Tarnow:  Max Sollender
The future son-in-law of Ethel Varonok decided after his Bar Mitzvah to seek a different kind of life for himself than the one he foresaw were he to remain in Tarnow, a town 45 miles east of Krakow.  His story is the first individual biographical feature composed for our family web page because of the important role he played in our family.

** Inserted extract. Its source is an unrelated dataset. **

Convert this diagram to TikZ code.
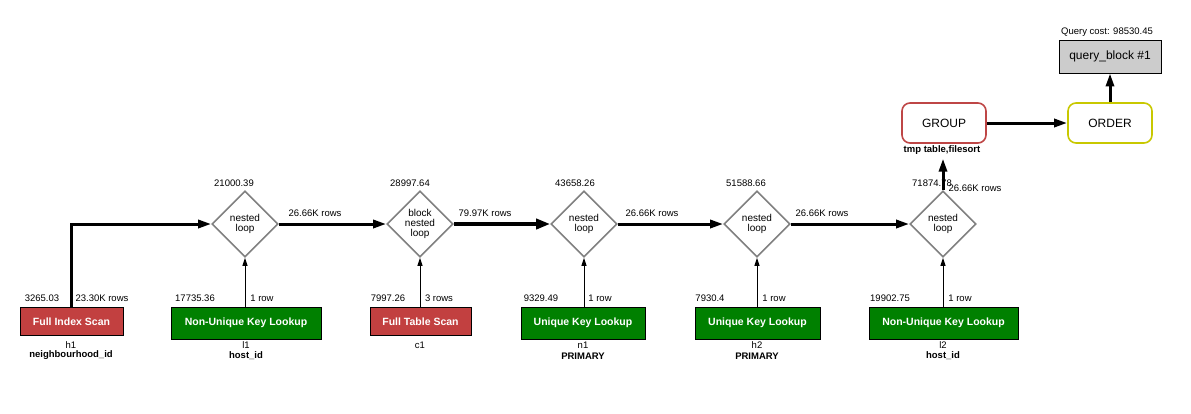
\documentclass[tikz,border=0pt]{standalone}
\usepackage{fontspec}
\setmainfont{Liberation Sans}
\usetikzlibrary{shapes.geometric,arrows.meta}
\definecolor{scanred}{RGB}{194,64,64}
\definecolor{lookgreen}{RGB}{0,128,0}
\definecolor{dgray}{RGB}{128,128,128}
\definecolor{qgray}{RGB}{204,204,204}
\definecolor{grpred}{RGB}{190,70,70}
\definecolor{ordyel}{RGB}{200,200,0}
\tikzset{
  lbl/.style={inner sep=0pt,font=\fontsize{9.5}{10}\selectfont},
  blbl/.style={inner sep=0pt,font=\fontsize{9.5}{10}\selectfont\bfseries},
  opbox/.style={draw=black,line width=0.8pt,text=white,font=\fontsize{10.5}{12}\selectfont\bfseries,inner sep=0pt},
  redbox/.style={opbox,fill=scanred,minimum height=28},
  greenbox/.style={opbox,fill=lookgreen,minimum height=32},
  loopnode/.style={diamond,aspect=1,draw=dgray,line width=1.6pt,minimum size=66,inner sep=0pt,align=center,font=\fontsize{10}{10}\selectfont},
  roundbox/.style={draw,rounded corners=8pt,line width=1.6pt,minimum width=84,minimum height=40,font=\fontsize{12}{14}\selectfont,inner sep=0pt},
  flow/.style={line width=3pt,-{Triangle[length=13pt,width=8pt]}},
  bigflow/.style={line width=4.5pt,-{Triangle[length=14pt,width=10pt]}},
  feed/.style={line width=1pt,-{Triangle[length=8pt,width=5pt]}}
}
\begin{document}
\begin{tikzpicture}[x=1pt,y=-1pt]
\useasboundingbox (0,0) rectangle (1191,413);
% scans / lookups
\node[redbox,minimum width=103] (h1) at (71.5,321.5) {Full Index Scan};
\node[greenbox,minimum width=150] (l1) at (246,323) {Non-Unique Key Lookup};
\node[redbox,minimum width=101] (c1) at (420.5,321.5) {Full Table Scan};
\node[greenbox,minimum width=124] (n1) at (583,323) {Unique Key Lookup};
\node[greenbox,minimum width=125] (h2) at (757.5,323) {Unique Key Lookup};
\node[greenbox,minimum width=149] (l2) at (943.5,323) {Non-Unique Key Lookup};
% loops
\node[loopnode] (d1) at (245,224) {nested\\loop};
\node[loopnode] (d2) at (420,224) {block\\nested\\loop};
\node[loopnode] (d3) at (584,224) {nested\\loop};
\node[loopnode] (d4) at (757,224) {nested\\loop};
\node[loopnode] (d5) at (943,224) {nested\\loop};
% top
\node[roundbox,draw=grpred] (grp) at (944,123) {GROUP};
\node[roundbox,draw=ordyel] (ord) at (1110,123) {ORDER};
\node[draw=black,line width=0.8pt,fill=qgray,minimum width=102,minimum height=33,inner sep=0pt,font=\fontsize{12}{14}\selectfont] (qb) at (1110,56.5) {query\_block \#1};
\node[lbl] (qcost) at (1107,32) {Query cost: 98530.45};
\node[blbl] (grpx) at (942,150) {tmp table,filesort};
% labels under boxes
\node[lbl] (h1a) at (71,345) {h1};
\node[blbl] (h1b) at (71,355.5) {neighbourhood\_id};
\node[lbl] (l1a) at (246,345) {l1};
\node[blbl] (l1b) at (246,356) {host\_id};
\node[lbl] (c1a) at (420,345) {c1};
\node[lbl] (n1a) at (583,345) {n1};
\node[blbl] (n1b) at (583,356) {PRIMARY};
\node[lbl] (h2a) at (757,345) {h2};
\node[blbl] (h2b) at (757,356) {PRIMARY};
\node[lbl] (l2a) at (943,345) {l2};
\node[blbl] (l2b) at (943,356) {host\_id};
% cost / row labels above boxes
\node[lbl] (h1c) at (42,298) {3265.03};
\node[lbl] (h1r) at (102,298) {23.30K rows};
\node[lbl] (l1c) at (195,298) {17735.36};
\node[lbl] (l1r) at (262,298) {1 row};
\node[lbl] (c1c) at (388,298) {7997.26};
\node[lbl] (c1r) at (439,298) {3 rows};
\node[lbl] (n1c) at (541,298) {9329.49};
\node[lbl] (n1r) at (600,298) {1 row};
\node[lbl] (h2c) at (710,298) {7930.4};
\node[lbl] (h2r) at (774,298) {1 row};
\node[lbl] (l2c) at (890,298) {19902.75};
\node[lbl] (l2r) at (960,298) {1 row};
% loop labels
\node[lbl] (d1c) at (234,183) {21000.39};
\node[lbl] (d1r) at (315,213.5) {26.66K rows};
\node[lbl] (d2c) at (410,183) {28997.64};
\node[lbl] (d2r) at (485,213.5) {79.97K rows};
\node[lbl] (d3c) at (575,183) {43658.26};
\node[lbl] (d3r) at (652,213.5) {26.66K rows};
\node[lbl] (d4c) at (746,183) {51588.66};
\node[lbl] (d4r) at (822,213.5) {26.66K rows};
\node[lbl] (d5c) at (932,183) {71874.78};
\node[lbl] (d5r) at (975,188) {26.66K rows};
% connectors
\draw[flow] (h1.north) |- (d1.west);
\draw[feed] (d1.south |- l1.north) -- (d1.south);
\draw[flow] (d1.east) -- (d2.west);
\draw[feed] (d2.south |- c1.north) -- (d2.south);
\draw[bigflow] (d2.east) -- (d3.west);
\draw[feed] (d3.south |- n1.north) -- (d3.south);
\draw[flow] (d3.east) -- (d4.west);
\draw[feed] (d4.south |- h2.north) -- (d4.south);
\draw[flow] (d4.east) -- (d5.west);
\draw[feed] (d5.south |- l2.north) -- (d5.south);
\draw[flow,shorten >=4pt] (d5.north) -- (d5.north |- grpx.south);
\draw[flow] (grp.east) -- (ord.west);
\draw[flow] (ord.north) -- (qb.south);
\end{tikzpicture}
\end{document}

He put our Depression-era generation (and later generations) through school with jobs at his newsstand.  For decades, he took care of the grocery bills for his mother-in-law, enabling her to entertain large groups of family members every weekend. 

Brest-Litovsk: Esther Simon
Morris Rubenstein's in-laws, his wife-to-be, Esther, and her siblings came to America in 1887 from Brest-Litovsk, also called Brisk, a town on the border between Poland and Belarus.  Situated about 110 miles east of Warsaw and originally Polish, Brest-Litovsk was taken by Russia during World War I, and the peace treaty ending hostilities was signed there in 1918.  Brest-Litovsk  became part of the Republic of Poland established in 1921, but it was captured by the Germans in 1941 and then retaken by the Russians in 1944.  Brest-Litovsk is now in Belarus.


Vilna: Jerusalem of the North
By 1897, 45% of the population of Vilna was Jewish, according to Daniel Soyer, author of Jewish Immigrant Associations and American Identity in New York, 1880- 1939" (Harvard University Press, 1997).  Soyer worked as an archivist at YIVO while researching his doctoral thesis, which became his book.  He gives credit for that statistic to an article by Jacob Lestchinsky, The Jews in the Cities of the Polish Republic, published in 1946 in YIVO's Annual of Jewish Social Science.

Vilna had become, during Poland-Lithuania's golden age, the center of Jewish learning, culture and the arts.  It earned the nickname of  "The Jerusalem of the North."  The Yiddish Institute for Jewish Research (YIVO) was born and flourished there until 1927 when it was moved to New York City.  Now it makes its home in the new Center for Jewish History, 15 West 16th St., near many bus lines and all subways. The Uberstines are represented in YIVO's genealogical collection by CousinsPlus's contribution, which any visitor can view on request in the Center's Reading Room.